▸ Given entries
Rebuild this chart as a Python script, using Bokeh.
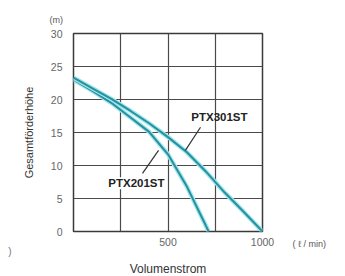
import math
from bokeh.plotting import figure
from bokeh.models import FixedTicker, Label, Title, LinearAxis
from bokeh.embed import file_html
from bokeh.resources import INLINE

# data
flow_301 = [0, 100, 200, 300, 400, 500, 600, 700, 800, 900, 1000]
head_301 = [23.3, 21.7, 20.1, 18.3, 16.4, 14.3, 12.0, 9.1, 5.9, 3.0, 0.0]
flow_201 = [0, 100, 200, 300, 400, 500, 600, 700, 715]
head_201 = [23.0, 21.3, 19.5, 17.3, 15.1, 11.7, 6.8, 0.9, 0.0]
x_ticks = [0, 250, 500, 750, 1000]
y_ticks = [0, 5, 10, 15, 20, 25, 30]
x_tick_labels = {0: "", 250: "", 500: "500", 750: "", 1000: "1000"}
series_names = ["PTX301ST", "PTX201ST"]

FONT = "Liberation Sans"

p = figure(width=345, height=276, output_backend="svg", toolbar_location=None,
           x_range=(0, 1000), y_range=(0, 30),
           frame_width=189, frame_height=198,
           min_border_left=73, min_border_top=33, min_border_right=83, min_border_bottom=45)
p.background_fill_color = "white"
p.border_fill_color = "white"
p.outline_line_color = "#3a3a3a"
p.outline_line_width = 1.5

p.xaxis.ticker = FixedTicker(ticks=x_ticks)
p.yaxis.ticker = FixedTicker(ticks=y_ticks)
p.xaxis.major_label_overrides = x_tick_labels


def style_axis(ax):
    ax.axis_line_color = None
    ax.major_tick_line_color = None
    ax.minor_tick_line_color = None
    ax.major_tick_out = 0
    ax.major_tick_in = 0
    ax.minor_tick_out = 0
    ax.minor_tick_in = 0
    ax.major_label_text_font = FONT
    ax.major_label_text_font_size = "10.5px"
    ax.major_label_text_color = "#666666"
    ax.axis_label_text_font = FONT
    ax.axis_label_text_font_style = "normal"
    ax.axis_label_text_color = "#333333"


style_axis(p.xaxis[0])
style_axis(p.yaxis[0])
p.xaxis.major_label_standoff = 6
p.yaxis.major_label_standoff = 11
p.xaxis.axis_label = "Volumenstrom"
p.xaxis.axis_label_text_font_size = "12px"
p.xaxis.axis_label_standoff = 13

p.xgrid.ticker = FixedTicker(ticks=x_ticks)
p.ygrid.ticker = FixedTicker(ticks=y_ticks)
p.grid.grid_line_color = "#4a4a4a"
p.grid.grid_line_width = 1.2
p.grid.grid_line_alpha = 1.0

# curves
for fx, fy in ((flow_201, head_201), (flow_301, head_301)):
    p.line(fx, fy, line_color="#9ee6ee", line_width=4.5)
    p.line(fx, fy, line_color="#2a8f9c", line_width=2.0)

# leader lines
p.segment(x0=[672, 365], y0=[15.8, 8.8], x1=[592, 450], y1=[12.3, 12.3],
          line_color="#333333", line_width=1.2)

p.add_layout(Label(x=772, y=17.3, text=series_names[0], text_font=FONT,
                   text_font_size="11.5px", text_font_style="bold",
                   text_align="center", text_baseline="middle", text_color="#222222"))
p.add_layout(Label(x=333, y=7.3, text=series_names[1], text_font=FONT,
                   text_font_size="11.5px", text_font_style="bold",
                   text_align="center", text_baseline="middle", text_color="#222222",
                   background_fill_color="white"))

# unit label above the y axis
p.add_layout(Title(text="(m)", align="left", offset=-24, text_font=FONT,
                   text_font_size="9px", text_font_style="normal",
                   text_color="#555555", standoff=17), "above")

# y axis title (shifted up like the reference)
p.add_layout(Title(text="Gesamtförderhöhe", align="center", offset=16, text_font=FONT,
                   text_font_size="11px", text_font_style="normal",
                   text_color="#333333", standoff=21, vertical_align="top"), "left")

# unit label of the x axis on a right-hand axis (pushed down with blank lines)
unit_axis = LinearAxis(ticker=FixedTicker(ticks=[0]),
                       major_label_overrides={0: "\n\n( ℓ / min)"})
style_axis(unit_axis)
unit_axis.major_label_text_font_size = "9px"
unit_axis.major_label_text_color = "#555555"
unit_axis.major_label_standoff = 30
p.add_layout(unit_axis, "right")

# cut-off bracket at the far left
edge_axis = LinearAxis(ticker=FixedTicker(ticks=[0]), major_label_overrides={0: "\n\n\n)"})
style_axis(edge_axis)
edge_axis.major_label_text_font_size = "10px"
edge_axis.major_label_text_color = "#777777"
edge_axis.major_label_standoff = 1
p.add_layout(edge_axis, "left")

open("out.html", "w").write(file_html(p, INLINE))
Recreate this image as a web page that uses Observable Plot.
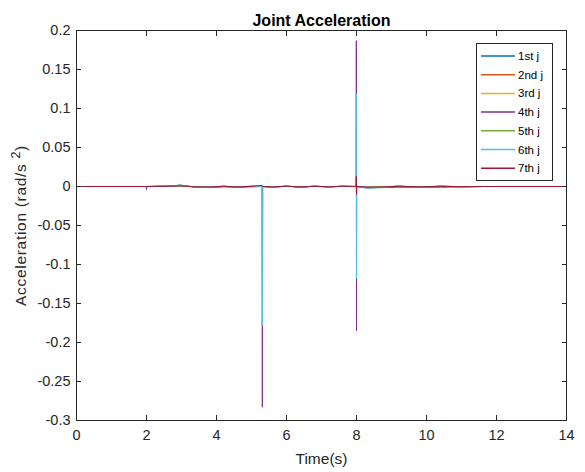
<!DOCTYPE html>
<html>
<head>
<meta charset="utf-8">
<script src="https://cdn.jsdelivr.net/npm/d3@7"></script>
<script src="https://cdn.jsdelivr.net/npm/@observablehq/plot@0.6"></script>
<style>
  body { margin: 0; background: #fff; }
  #wrap { position: relative; width: 585px; height: 472px; font-family: "Liberation Sans", Arial, sans-serif; }
  #legend { position: absolute; left: 476px; top: 43px; }
  #chart svg g[aria-label="x-axis tick label"] text,
  #chart svg g[aria-label="y-axis tick label"] text { font-size: 14.5px !important; }
  #chart svg g[aria-label="x-axis label"] text { font-size: 15.5px !important; }
  #chart svg g[aria-label="y-axis label"] text { font-size: 15.5px !important; letter-spacing: 0.7px; }
</style>
</head>
<body>
<div id="wrap"><div id="chart"></div><svg id="legend" width="77" height="138"></svg></div>
<script>
const seriesNames = ["1st j", "2nd j", "3rd j", "4th j", "5th j", "6th j", "7th j"];
const seriesColors = ["#0072BD", "#D95319", "#EDB120", "#7E2F8E", "#77AC30", "#4DBEEE", "#A2142F"];
const xTicks = [0, 2, 4, 6, 8, 10, 12, 14];
const yTicks = [-0.3, -0.25, -0.2, -0.15, -0.1, -0.05, 0, 0.05, 0.1, 0.15, 0.2];
const yTickLabels = ["-0.3", "-0.25", "-0.2", "-0.15", "-0.1", "-0.05", "0", "0.05", "0.1", "0.15", "0.2"];

const times = [0, 1.99, 2.0, 2.01, 2.5, 2.8, 2.95, 3.1, 3.4, 3.8, 4.2, 4.6, 5.0, 5.3, 5.31, 5.32, 5.6, 6.0, 6.4, 6.8, 7.2, 7.6, 7.99, 7.995, 8.0, 8.005, 8.3, 8.7, 9.2, 9.8, 10.4, 11.0, 11.6, 14];
const j1 = [0, 0, 0, 0, 0.0005, 0.001, 0.002, 0.001, -0.001, -0.0015, -0.0005, -0.001, -0.0005, 0, 0.0005, 0, -0.001, 0.0005, -0.001, 0.0005, -0.0005, 0.0005, 0, 0, 0, 0, -0.002, -0.0015, -0.001, -0.001, -0.001, -0.0005, 0, 0];
const j2 = [0, 0, 0, 0, 0.0003, 0.0006, 0.001, 0.0005, -0.0005, -0.0008, 0.0003, -0.0005, 0.0002, 0, 0.0004, 0, -0.0005, 0.0003, -0.0004, 0.0002, -0.0003, 0.0002, 0, 0.004, -0.003, 0, -0.001, -0.0008, 0.0004, -0.0005, 0.0003, -0.0002, 0, 0];
const j3 = [0, 0, 0, 0, 0.0002, 0.0004, 0.0008, 0.0004, -0.0004, -0.0006, 0.0002, -0.0004, 0.0002, 0, 0.0003, 0, -0.0004, 0.0002, -0.0003, 0.0002, -0.0002, 0.0002, 0, 0.002, -0.002, 0, -0.0008, -0.0006, 0.0003, -0.0004, 0.0002, -0.0002, 0, 0];
const j4 = [0, 0, -0.004, 0, 0.0004, 0.0008, 0.0015, 0.0008, -0.0008, -0.001, 0.0004, -0.0012, 0.0004, 0, -0.283, 0, -0.001, 0.0006, -0.0012, 0.0005, -0.0008, 0.0004, 0, 0.187, -0.185, 0, -0.0015, -0.0012, 0.0005, -0.0012, 0.0005, -0.0005, 0, 0];
const j5 = [0, 0, 0, 0, 0.0002, 0.0003, 0.0006, 0.0003, -0.0003, -0.0005, 0.0002, -0.0003, 0.0001, 0, 0.0003, 0, -0.0003, 0.0002, -0.0003, 0.0002, -0.0002, 0.0001, 0, 0.003, -0.003, 0, -0.0006, -0.0005, 0.0002, -0.0003, 0.0002, -0.0001, 0, 0];
const j6 = [0, 0, 0, 0, 0.0003, 0.0006, 0.0012, 0.0006, -0.0006, -0.0008, 0.0003, -0.0008, 0.0003, 0, -0.179, 0, -0.0008, 0.0004, -0.0008, 0.0004, -0.0005, 0.0003, 0, 0.119, -0.118, 0, -0.0012, -0.001, 0.0004, -0.0008, 0.0004, -0.0004, 0, 0];
const j7 = [0, 0, 0, 0, 0.0002, 0.0004, 0.0008, 0.0004, -0.0004, -0.0006, 0.0002, -0.0005, 0.0002, 0.0015, 0.0003, 0, -0.0004, 0.0002, -0.0004, 0.0002, -0.0003, 0.0002, 0, 0.013, -0.010, 0, -0.0008, -0.0006, 0.0003, -0.0004, 0.0002, -0.0002, 0, 0];
const seriesValues = [j1, j2, j3, j4, j5, j6, j7];

const data = [];
seriesValues.forEach((vals, s) => {
  vals.forEach((v, i) => data.push({t: times[i], v, s: seriesNames[s]}));
});

const font = "'Liberation Sans', Arial, sans-serif";
const chart = Plot.plot({
  width: 585,
  height: 472,
  marginLeft: 76,
  marginRight: 19,
  marginTop: 30,
  marginBottom: 52,
  style: {fontFamily: font, color: "#262626", background: "#fff"},
  x: {domain: [0, 14]},
  y: {domain: [-0.3, 0.2]},
  color: {domain: seriesNames, range: seriesColors},
  marks: [
    Plot.line(data, {x: "t", y: "v", z: "s", stroke: "s", strokeWidth: 1}),
    Plot.frame({stroke: "#262626", strokeWidth: 1}),
    Plot.axisX({anchor: "bottom", ticks: xTicks, tickSize: -5, tickPadding: 14, tickFormat: d => String(d), label: "Time(s)", labelArrow: "none", labelAnchor: "center", labelOffset: 43, stroke: "#262626", fill: "#262626"}),
    Plot.axisX({anchor: "top", ticks: xTicks, tickSize: -5, tickFormat: () => "", label: null, stroke: "#262626"}),
    Plot.axisY({anchor: "left", ticks: yTicks, tickSize: -5, tickPadding: 11, tickFormat: d => yTickLabels[yTicks.findIndex(y => Math.abs(y - d) < 1e-9)], label: "Acceleration (rad/s 2)", labelArrow: "none", labelAnchor: "center", labelOffset: 62, stroke: "#262626", fill: "#262626"}),
    Plot.axisY({anchor: "right", ticks: yTicks, tickSize: -5, tickFormat: () => "", label: null, stroke: "#262626"}),
    Plot.text(["Joint Acceleration"], {frameAnchor: "top", dy: -5, lineAnchor: "bottom", fontWeight: "bold", fontSize: 16, fill: "#000"})
  ]
});
document.getElementById("chart").appendChild(chart);

// superscript the "2" in the y-axis label
const yl = d3.select(chart).select('g[aria-label="y-axis label"] text');
if (!yl.empty()) {
  yl.text(null);
  yl.append("tspan").text("Acceleration (rad/s ");
  yl.append("tspan").attr("dy", "-0.45em").attr("font-size", "0.8em").text("2");
  yl.append("tspan").attr("dy", "0.36em").text(")");
}

const legend = d3.select("#legend");
legend.append("rect").attr("x", 0.5).attr("y", 0.5).attr("width", 76).attr("height", 137).attr("fill", "#fff").attr("stroke", "#262626");
seriesNames.forEach((n, i) => {
  const y = 13 + i * 18.7;
  legend.append("line").attr("x1", 5).attr("x2", 39).attr("y1", y).attr("y2", y)
    .attr("stroke", seriesColors[i]).attr("stroke-width", 1.5);
  legend.append("text").attr("x", 42).attr("y", y).attr("dy", "0.35em")
    .attr("font-family", font).attr("font-size", 11.5).attr("fill", "#000").text(n);
});
</script>
</body>
</html>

▸ Given task
Copy the records above exactly, from the first line through the line containing "from bokeh.resources import INLINE", and leave out the pictures.

▸ The completed task
Rebuild this chart as a Python script, using Bokeh.
import math
from bokeh.plotting import figure
from bokeh.models import FixedTicker, Label, Title, LinearAxis
from bokeh.embed import file_html
from bokeh.resources import INLINE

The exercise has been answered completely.